I have 2 data sets. One data set called user data and the other called end song data.
User data has the following information:
- gender of user (m or f)
- age range of user (7 different age ranges and some are nan)
- country of user (over 50 countries)
- account age in weeks
- user id
End song data has the following information:
- song the user played
- milliseconds the song was played
- context in which the song was played (playlist, album, collection, etc)
- track_id
- product (open or closed)
- end_timestamp
I am new to data science and come from a more computer science background, so I need some help with the statistical aspect. This is a lot more data in many more dimensions I have ever worked with, and I don't know where to start by analyzing it.
I am trying to learn how to go about analyzing this data set. What I do know is basic statistical measures to compare 2 numerical columns based on their correlation coefficient. I am looking to learn something that's more higher level to compare correlations across different columns. I am also confused as to how to include the qualitative data in my calculations.

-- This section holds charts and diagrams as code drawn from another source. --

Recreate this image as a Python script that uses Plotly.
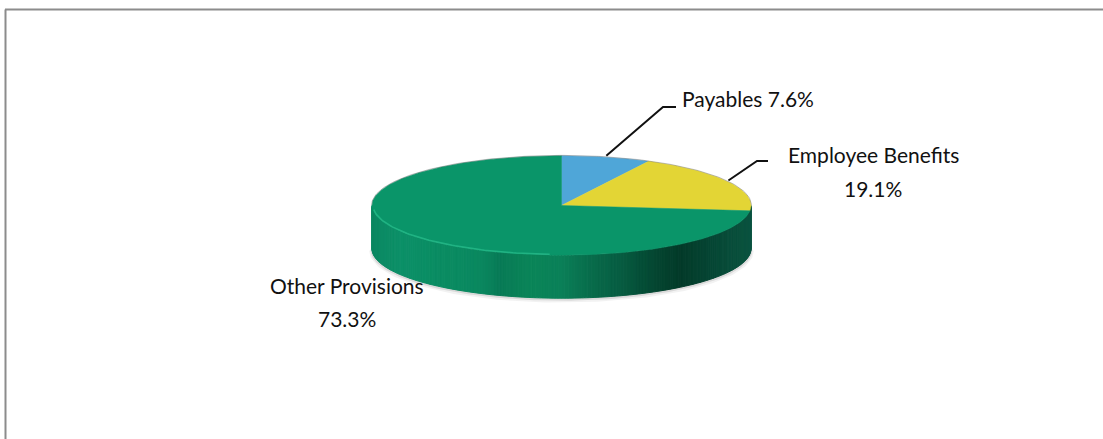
import numpy as np
import plotly.graph_objects as go

categories = ["Payables", "Employee Benefits", "Other Provisions"]
shares = [7.6, 19.1, 73.3]
slice_colors = ["#4fa6d8", "#e3d535", "#0a9569"]

# Shading of the pie's front wall, left to right across the page.
wall_x = [372, 400, 430, 480, 500, 530, 560, 590, 620, 660, 680, 710, 751]
wall_rgb = [(11, 136, 98), (12, 144, 104), (10, 141, 99), (10, 136, 95), (8, 122, 86),
            (10, 133, 88), (10, 128, 88), (8, 108, 75), (7, 92, 65), (4, 67, 47),
            (3, 58, 41), (6, 70, 52), (11, 84, 64)]

CX, CY, RX, RY, DEPTH = 561.5, 205.5, 189.5, 49.7, 43.0
FONT = "Lato"
FONT_SIZE = 21


def rim(theta, drop=0.0, grow=1.0):
    """Point on the ellipse, theta in radians clockwise from 12 o'clock."""
    return CX + RX * grow * np.sin(theta), CY + drop - RY * grow * np.cos(theta)


def wall_color(x):
    return tuple(float(np.interp(x, wall_x, [c[i] for c in wall_rgb])) for i in range(3))


def css(rgb, lift=0):
    return "rgb({:.0f},{:.0f},{:.0f})".format(*[min(255, v + lift) for v in rgb])


fig = go.Figure()

# Soft shadow hugging the lower edge of the wall.
shadow_t = np.linspace(np.pi * 0.5, np.pi * 1.5, 160)
for width, alpha, offset in [(6, 0.05, 1.5), (3, 0.10, 1.0)]:
    sx, sy = rim(shadow_t, DEPTH + offset)
    fig.add_trace(go.Scatter(x=sx, y=sy, mode="lines", hoverinfo="skip",
                             line=dict(color=f"rgba(0,0,0,{alpha})", width=width)))

# Front wall, built from narrow vertical strips.
edges = np.linspace(np.pi * 0.5, np.pi * 1.5, 181)
for a, b in zip(edges[:-1], edges[1:]):
    arc = np.linspace(a, b, 3)
    tx, ty = rim(arc)
    bx, by = rim(arc[::-1], DEPTH)
    color = css(wall_color(float(np.mean(tx))))
    fig.add_trace(go.Scatter(x=np.r_[tx, bx, tx[0]], y=np.r_[ty, by, ty[0]], mode="lines",
                             fill="toself", fillcolor=color, hoverinfo="skip",
                             line=dict(color=color, width=1)))

# Top face: one wedge per share, clockwise from 12 o'clock.
total = sum(shares)
start = 0.0
mid_angles = []
for share, color in zip(shares, slice_colors):
    end = start + share / total * 2 * np.pi
    t = np.linspace(start, end, max(8, int(share * 6)))
    x, y = rim(t)
    fig.add_trace(go.Scatter(x=np.r_[CX, x, CX], y=np.r_[CY, y, CY], mode="lines",
                             fill="toself", fillcolor=color, hoverinfo="skip",
                             line=dict(color=color, width=0.5)))
    mid_angles.append((start + end) / 2)
    start = end

# Light bevel along the left and front of the top face.
bevel = np.linspace(np.pi * 1.02, np.pi * 1.47, 80)
bx, by = rim(bevel, -0.5, 0.995)
fig.add_trace(go.Scatter(x=bx, y=by, mode="lines", hoverinfo="skip",
                         line=dict(color="rgba(40,190,140,0.75)", width=1.5)))

# Grey edge around the back of the pie.
back = np.linspace(-np.pi * 0.5, np.pi * 0.5, 120)
gx, gy = rim(back, -0.3, 1.002)
fig.add_trace(go.Scatter(x=gx, y=gy, mode="lines", hoverinfo="skip",
                         line=dict(color="rgba(90,90,90,0.4)", width=1)))

# Leader lines from the two smaller slices to their labels.
elbows = [(663, 107, 676), (757, 161, 768)]
for angle, (ex, ey, tail) in zip(mid_angles[:2], elbows):
    ax, ay = rim(angle, -1.5)
    fig.add_trace(go.Scatter(x=[ax, ex, tail], y=[ay, ey, ey], mode="lines", hoverinfo="skip",
                             line=dict(color="#111111", width=2)))


def label(text, x, y, anchor="center"):
    fig.add_annotation(x=x, y=y, text=text, showarrow=False, xanchor=anchor, yanchor="middle",
                       font=dict(family=FONT, size=FONT_SIZE, color="#111111"))


label(f"{categories[0]} {shares[0]}%", 680, 98, "left")
label(categories[1], 873, 154)
label(f"{shares[1]}%", 873, 188)
label(categories[2], 347, 285)
label(f"{shares[2]}%", 347, 318)

fig.update_layout(
    width=1103, height=439, margin=dict(l=0, r=0, t=0, b=0),
    paper_bgcolor="white", plot_bgcolor="white", showlegend=False,
    xaxis=dict(range=[0, 1103], visible=False, fixedrange=True),
    yaxis=dict(range=[439, 0], visible=False, fixedrange=True),
    shapes=[dict(type="line", x0=5.5, x1=5.5, y0=9.5, y1=439, line=dict(color="#8c8c8c", width=2)),
            dict(type="line", x0=5, x1=1103, y0=9.5, y1=9.5, line=dict(color="#8c8c8c", width=2))],
)

fig.write_html("out.html", config={"displayModeBar": False})
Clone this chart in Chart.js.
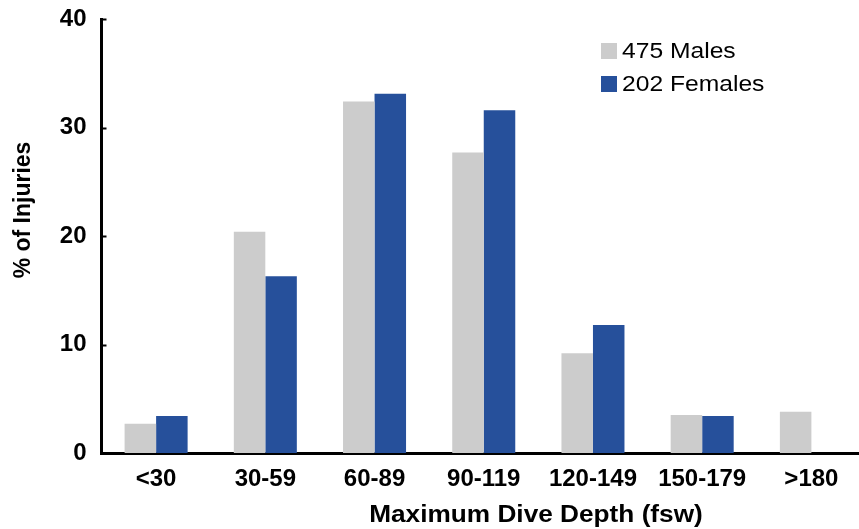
<!DOCTYPE html>
<html>
<head>
<meta charset="utf-8">
<script src="https://cdn.jsdelivr.net/npm/chart.js@4"></script>
<style>
  html, body { margin: 0; padding: 0; background: #fff; overflow: hidden; }
  #wrap { width: 870px; height: 529px; }
</style>
</head>
<body>
<div id="wrap"><canvas id="depthChart" width="870" height="529"></canvas></div>
<script>
const depthBins = ['<30', '30-59', '60-89', '90-119', '120-149', '150-179', '>180'];
const malesPct = [2.7, 20.4, 32.4, 27.7, 9.2, 3.5, 3.8];
const femalesPct = [3.4, 16.3, 33.1, 31.6, 11.8, 3.4, 0];
const yTicks = [0, 10, 20, 30, 40];

const FONT = '"Liberation Sans", Arial, Helvetica, sans-serif';

// text in the reference is a little wider than Liberation Sans
function wideText(ctx, text, x, y, stretch) {
    ctx.save();
    ctx.translate(x, y);
    ctx.scale(stretch, 1);
    ctx.fillText(text, 0, 0);
    ctx.restore();
}

// inward tick marks on the y axis, axis titles and the legend
const extras = {
    id: 'extras',
    afterDraw(chart) {
        const ctx = chart.ctx;
        const area = chart.chartArea;
        const y = chart.scales.y;
        ctx.save();
        ctx.strokeStyle = '#000';
        ctx.lineWidth = 2;
        yTicks.forEach(v => {
            const py = Math.round(y.getPixelForValue(v)) + 0.5;
            ctx.beginPath();
            ctx.moveTo(area.left, py);
            ctx.lineTo(area.left + 5, py);
            ctx.stroke();
        });

        ctx.fillStyle = '#000';
        ctx.font = 'bold 23px ' + FONT;
        ctx.textAlign = 'center';
        ctx.textBaseline = 'alphabetic';
        wideText(ctx, 'Maximum Dive Depth (fsw)', 536, 522, 1.14);

        ctx.save();
        ctx.translate(30, 210);
        ctx.rotate(-Math.PI / 2);
        ctx.fillText('% of Injuries', 0, 0);
        ctx.restore();

        // legend
        ctx.font = '22px ' + FONT;
        ctx.textAlign = 'left';
        chart.data.datasets.forEach((ds, i) => {
            const top = 43 + i * 33;
            ctx.fillStyle = ds.backgroundColor;
            ctx.fillRect(601, top, 16, 16);
            ctx.fillStyle = '#000';
            wideText(ctx, ds.label, 622, top + 15, 1.12);
        });
        ctx.restore();
    }
};

const chart = new Chart(document.getElementById('depthChart').getContext('2d'), {
    type: 'bar',
    data: {
        labels: depthBins,
        datasets: [
            {
                label: '475 Males',
                data: malesPct,
                backgroundColor: '#cccccc',
                categoryPercentage: 0.577,
                barPercentage: 1
            },
            {
                label: '202 Females',
                data: femalesPct,
                backgroundColor: '#26509b',
                categoryPercentage: 0.577,
                barPercentage: 1
            }
        ]
    },
    options: {
        responsive: false,
        animation: false,
        layout: { padding: { left: 0, right: 4, top: 19, bottom: 0 } },
        plugins: {
            legend: { display: false },
            tooltip: { enabled: false }
        },
        scales: {
            x: {
                grid: { display: false, drawTicks: false },
                border: { display: true, color: '#000', width: 3 },
                ticks: {
                    color: '#000',
                    padding: 12,
                    autoSkip: false,
                    maxRotation: 0,
                    font: { family: FONT, size: 24, weight: 'bold' }
                },
                afterFit: s => {
                    s.height = 76;
                    s.paddingLeft = 0;
                    s.paddingRight = 0;
                }
            },
            y: {
                min: 0,
                max: 40,
                grid: { display: false, drawTicks: false },
                border: { display: true, color: '#000', width: 3 },
                ticks: {
                    stepSize: 10,
                    color: '#000',
                    padding: 15,
                    font: { family: FONT, size: 24, weight: 'bold' }
                },
                afterFit: s => {
                    s.width = 101.5;
                    s.paddingTop = 0;
                    s.paddingBottom = 0;
                }
            }
        }
    },
    plugins: [extras]
});
</script>
</body>
</html>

Does anyone have any ideas how I can look for correlations between user demographic features (or their behavior) and their overall listening, or their average session lengths using Python? Thank you for your help.
Ideas I had: 1. First divide the data set up by country and male and female and then find correlation matrixes for the remainder of the numerical data for all the males and females separately in each country? 2. Is there some sort of way to do clustering on this?